**Work to complete**
Exactly repeat the full listing that follows.

------------------------------------------------------------

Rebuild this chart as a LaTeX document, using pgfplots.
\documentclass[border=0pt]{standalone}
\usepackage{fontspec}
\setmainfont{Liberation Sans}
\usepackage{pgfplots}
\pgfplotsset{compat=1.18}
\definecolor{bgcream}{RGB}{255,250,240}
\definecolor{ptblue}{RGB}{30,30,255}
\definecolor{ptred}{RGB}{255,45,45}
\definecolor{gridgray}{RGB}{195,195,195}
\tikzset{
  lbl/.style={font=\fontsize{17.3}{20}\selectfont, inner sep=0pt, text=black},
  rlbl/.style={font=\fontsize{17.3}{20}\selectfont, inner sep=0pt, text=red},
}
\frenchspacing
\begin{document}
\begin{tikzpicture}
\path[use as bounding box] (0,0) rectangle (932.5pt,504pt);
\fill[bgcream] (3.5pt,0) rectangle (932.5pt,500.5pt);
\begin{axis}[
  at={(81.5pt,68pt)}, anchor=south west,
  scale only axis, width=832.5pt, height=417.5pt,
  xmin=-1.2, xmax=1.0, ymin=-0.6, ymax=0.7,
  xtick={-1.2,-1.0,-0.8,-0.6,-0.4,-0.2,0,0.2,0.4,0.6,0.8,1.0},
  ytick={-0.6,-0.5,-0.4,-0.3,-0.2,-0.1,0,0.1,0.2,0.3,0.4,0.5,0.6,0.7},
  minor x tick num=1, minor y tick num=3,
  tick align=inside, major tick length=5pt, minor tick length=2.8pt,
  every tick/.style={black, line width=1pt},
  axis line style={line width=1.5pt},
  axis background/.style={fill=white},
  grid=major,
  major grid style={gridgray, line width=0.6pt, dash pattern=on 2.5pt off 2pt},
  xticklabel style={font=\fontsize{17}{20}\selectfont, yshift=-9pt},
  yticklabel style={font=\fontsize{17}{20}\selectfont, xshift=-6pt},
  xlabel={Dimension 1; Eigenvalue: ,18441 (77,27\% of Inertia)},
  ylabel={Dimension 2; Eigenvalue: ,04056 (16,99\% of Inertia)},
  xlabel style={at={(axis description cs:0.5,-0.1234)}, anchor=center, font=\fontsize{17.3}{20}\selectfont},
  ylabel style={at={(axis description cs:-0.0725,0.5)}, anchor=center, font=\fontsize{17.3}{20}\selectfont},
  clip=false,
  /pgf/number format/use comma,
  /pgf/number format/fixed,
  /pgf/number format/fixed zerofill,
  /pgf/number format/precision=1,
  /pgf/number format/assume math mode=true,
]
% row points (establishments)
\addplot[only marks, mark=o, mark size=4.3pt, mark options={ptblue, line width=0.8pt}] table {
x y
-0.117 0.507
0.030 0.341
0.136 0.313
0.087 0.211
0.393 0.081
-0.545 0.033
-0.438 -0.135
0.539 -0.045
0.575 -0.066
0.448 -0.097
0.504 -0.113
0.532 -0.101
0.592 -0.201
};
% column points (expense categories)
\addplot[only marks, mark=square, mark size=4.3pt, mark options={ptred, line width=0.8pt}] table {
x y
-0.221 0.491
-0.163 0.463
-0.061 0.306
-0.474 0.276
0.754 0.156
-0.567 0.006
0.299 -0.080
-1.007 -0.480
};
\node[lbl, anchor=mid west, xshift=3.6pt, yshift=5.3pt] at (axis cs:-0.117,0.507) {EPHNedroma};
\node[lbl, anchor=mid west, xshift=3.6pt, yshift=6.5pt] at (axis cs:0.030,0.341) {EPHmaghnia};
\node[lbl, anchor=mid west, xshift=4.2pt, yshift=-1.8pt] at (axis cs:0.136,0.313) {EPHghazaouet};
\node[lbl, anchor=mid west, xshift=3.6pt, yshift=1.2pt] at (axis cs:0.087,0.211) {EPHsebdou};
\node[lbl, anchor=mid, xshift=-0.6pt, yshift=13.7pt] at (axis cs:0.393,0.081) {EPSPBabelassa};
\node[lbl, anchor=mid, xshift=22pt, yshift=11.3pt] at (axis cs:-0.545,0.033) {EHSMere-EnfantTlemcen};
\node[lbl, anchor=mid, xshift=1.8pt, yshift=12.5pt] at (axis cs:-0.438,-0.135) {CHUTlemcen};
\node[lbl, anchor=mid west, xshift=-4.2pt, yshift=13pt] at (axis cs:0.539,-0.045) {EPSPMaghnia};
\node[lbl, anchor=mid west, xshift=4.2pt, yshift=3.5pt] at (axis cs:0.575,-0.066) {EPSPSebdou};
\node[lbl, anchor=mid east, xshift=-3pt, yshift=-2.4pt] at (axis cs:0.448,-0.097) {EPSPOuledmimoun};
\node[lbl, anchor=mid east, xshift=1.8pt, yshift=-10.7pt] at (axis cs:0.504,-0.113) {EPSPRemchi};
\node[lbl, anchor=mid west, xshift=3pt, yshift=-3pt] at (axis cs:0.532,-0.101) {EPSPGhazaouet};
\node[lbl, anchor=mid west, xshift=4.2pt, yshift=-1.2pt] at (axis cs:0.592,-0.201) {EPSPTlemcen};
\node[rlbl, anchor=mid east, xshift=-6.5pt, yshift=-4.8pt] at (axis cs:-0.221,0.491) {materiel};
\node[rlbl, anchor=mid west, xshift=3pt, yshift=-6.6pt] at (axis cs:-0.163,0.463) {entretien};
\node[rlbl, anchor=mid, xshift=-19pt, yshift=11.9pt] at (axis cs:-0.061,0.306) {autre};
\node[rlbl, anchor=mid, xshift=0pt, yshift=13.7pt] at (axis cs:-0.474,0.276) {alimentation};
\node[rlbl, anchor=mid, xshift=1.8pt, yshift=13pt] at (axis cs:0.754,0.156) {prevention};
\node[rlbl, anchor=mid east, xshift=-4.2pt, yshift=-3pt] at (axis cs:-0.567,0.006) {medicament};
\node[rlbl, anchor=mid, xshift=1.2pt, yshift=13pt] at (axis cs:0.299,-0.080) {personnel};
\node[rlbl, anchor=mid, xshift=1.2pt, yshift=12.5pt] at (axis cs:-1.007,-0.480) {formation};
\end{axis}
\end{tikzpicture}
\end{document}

------------------------------------------------------------

**Task response**
Rebuild this chart as a LaTeX document, using pgfplots.
\documentclass[border=0pt]{standalone}
\usepackage{fontspec}
\setmainfont{Liberation Sans}
\usepackage{pgfplots}
\pgfplotsset{compat=1.18}
\definecolor{bgcream}{RGB}{255,250,240}
\definecolor{ptblue}{RGB}{30,30,255}
\definecolor{ptred}{RGB}{255,45,45}
\definecolor{gridgray}{RGB}{195,195,195}
\tikzset{
  lbl/.style={font=\fontsize{17.3}{20}\selectfont, inner sep=0pt, text=black},
  rlbl/.style={font=\fontsize{17.3}{20}\selectfont, inner sep=0pt, text=red},
}
\frenchspacing
\begin{document}
\begin{tikzpicture}
\path[use as bounding box] (0,0) rectangle (932.5pt,504pt);
\fill[bgcream] (3.5pt,0) rectangle (932.5pt,500.5pt);
\begin{axis}[
  at={(81.5pt,68pt)}, anchor=south west,
  scale only axis, width=832.5pt, height=417.5pt,
  xmin=-1.2, xmax=1.0, ymin=-0.6, ymax=0.7,
  xtick={-1.2,-1.0,-0.8,-0.6,-0.4,-0.2,0,0.2,0.4,0.6,0.8,1.0},
  ytick={-0.6,-0.5,-0.4,-0.3,-0.2,-0.1,0,0.1,0.2,0.3,0.4,0.5,0.6,0.7},
  minor x tick num=1, minor y tick num=3,
  tick align=inside, major tick length=5pt, minor tick length=2.8pt,
  every tick/.style={black, line width=1pt},
  axis line style={line width=1.5pt},
  axis background/.style={fill=white},
  grid=major,
  major grid style={gridgray, line width=0.6pt, dash pattern=on 2.5pt off 2pt},
  xticklabel style={font=\fontsize{17}{20}\selectfont, yshift=-9pt},
  yticklabel style={font=\fontsize{17}{20}\selectfont, xshift=-6pt},
  xlabel={Dimension 1; Eigenvalue: ,18441 (77,27\% of Inertia)},
  ylabel={Dimension 2; Eigenvalue: ,04056 (16,99\% of Inertia)},
  xlabel style={at={(axis description cs:0.5,-0.1234)}, anchor=center, font=\fontsize{17.3}{20}\selectfont},
  ylabel style={at={(axis description cs:-0.0725,0.5)}, anchor=center, font=\fontsize{17.3}{20}\selectfont},
  clip=false,
  /pgf/number format/use comma,
  /pgf/number format/fixed,
  /pgf/number format/fixed zerofill,
  /pgf/number format/precision=1,
  /pgf/number format/assume math mode=true,
]
% row points (establishments)
\addplot[only marks, mark=o, mark size=4.3pt, mark options={ptblue, line width=0.8pt}] table {
x y
-0.117 0.507
0.030 0.341
0.136 0.313
0.087 0.211
0.393 0.081
-0.545 0.033
-0.438 -0.135
0.539 -0.045
0.575 -0.066
0.448 -0.097
0.504 -0.113
0.532 -0.101
0.592 -0.201
};
% column points (expense categories)
\addplot[only marks, mark=square, mark size=4.3pt, mark options={ptred, line width=0.8pt}] table {
x y
-0.221 0.491
-0.163 0.463
-0.061 0.306
-0.474 0.276
0.754 0.156
-0.567 0.006
0.299 -0.080
-1.007 -0.480
};
\node[lbl, anchor=mid west, xshift=3.6pt, yshift=5.3pt] at (axis cs:-0.117,0.507) {EPHNedroma};
\node[lbl, anchor=mid west, xshift=3.6pt, yshift=6.5pt] at (axis cs:0.030,0.341) {EPHmaghnia};
\node[lbl, anchor=mid west, xshift=4.2pt, yshift=-1.8pt] at (axis cs:0.136,0.313) {EPHghazaouet};
\node[lbl, anchor=mid west, xshift=3.6pt, yshift=1.2pt] at (axis cs:0.087,0.211) {EPHsebdou};
\node[lbl, anchor=mid, xshift=-0.6pt, yshift=13.7pt] at (axis cs:0.393,0.081) {EPSPBabelassa};
\node[lbl, anchor=mid, xshift=22pt, yshift=11.3pt] at (axis cs:-0.545,0.033) {EHSMere-EnfantTlemcen};
\node[lbl, anchor=mid, xshift=1.8pt, yshift=12.5pt] at (axis cs:-0.438,-0.135) {CHUTlemcen};
\node[lbl, anchor=mid west, xshift=-4.2pt, yshift=13pt] at (axis cs:0.539,-0.045) {EPSPMaghnia};
\node[lbl, anchor=mid west, xshift=4.2pt, yshift=3.5pt] at (axis cs:0.575,-0.066) {EPSPSebdou};
\node[lbl, anchor=mid east, xshift=-3pt, yshift=-2.4pt] at (axis cs:0.448,-0.097) {EPSPOuledmimoun};
\node[lbl, anchor=mid east, xshift=1.8pt, yshift=-10.7pt] at (axis cs:0.504,-0.113) {EPSPRemchi};
\node[lbl, anchor=mid west, xshift=3pt, yshift=-3pt] at (axis cs:0.532,-0.101) {EPSPGhazaouet};
\node[lbl, anchor=mid west, xshift=4.2pt, yshift=-1.2pt] at (axis cs:0.592,-0.201) {EPSPTlemcen};
\node[rlbl, anchor=mid east, xshift=-6.5pt, yshift=-4.8pt] at (axis cs:-0.221,0.491) {materiel};
\node[rlbl, anchor=mid west, xshift=3pt, yshift=-6.6pt] at (axis cs:-0.163,0.463) {entretien};
\node[rlbl, anchor=mid, xshift=-19pt, yshift=11.9pt] at (axis cs:-0.061,0.306) {autre};
\node[rlbl, anchor=mid, xshift=0pt, yshift=13.7pt] at (axis cs:-0.474,0.276) {alimentation};
\node[rlbl, anchor=mid, xshift=1.8pt, yshift=13pt] at (axis cs:0.754,0.156) {prevention};
\node[rlbl, anchor=mid east, xshift=-4.2pt, yshift=-3pt] at (axis cs:-0.567,0.006) {medicament};
\node[rlbl, anchor=mid, xshift=1.2pt, yshift=13pt] at (axis cs:0.299,-0.080) {personnel};
\node[rlbl, anchor=mid, xshift=1.2pt, yshift=12.5pt] at (axis cs:-1.007,-0.480) {formation};
\end{axis}
\end{tikzpicture}
\end{document}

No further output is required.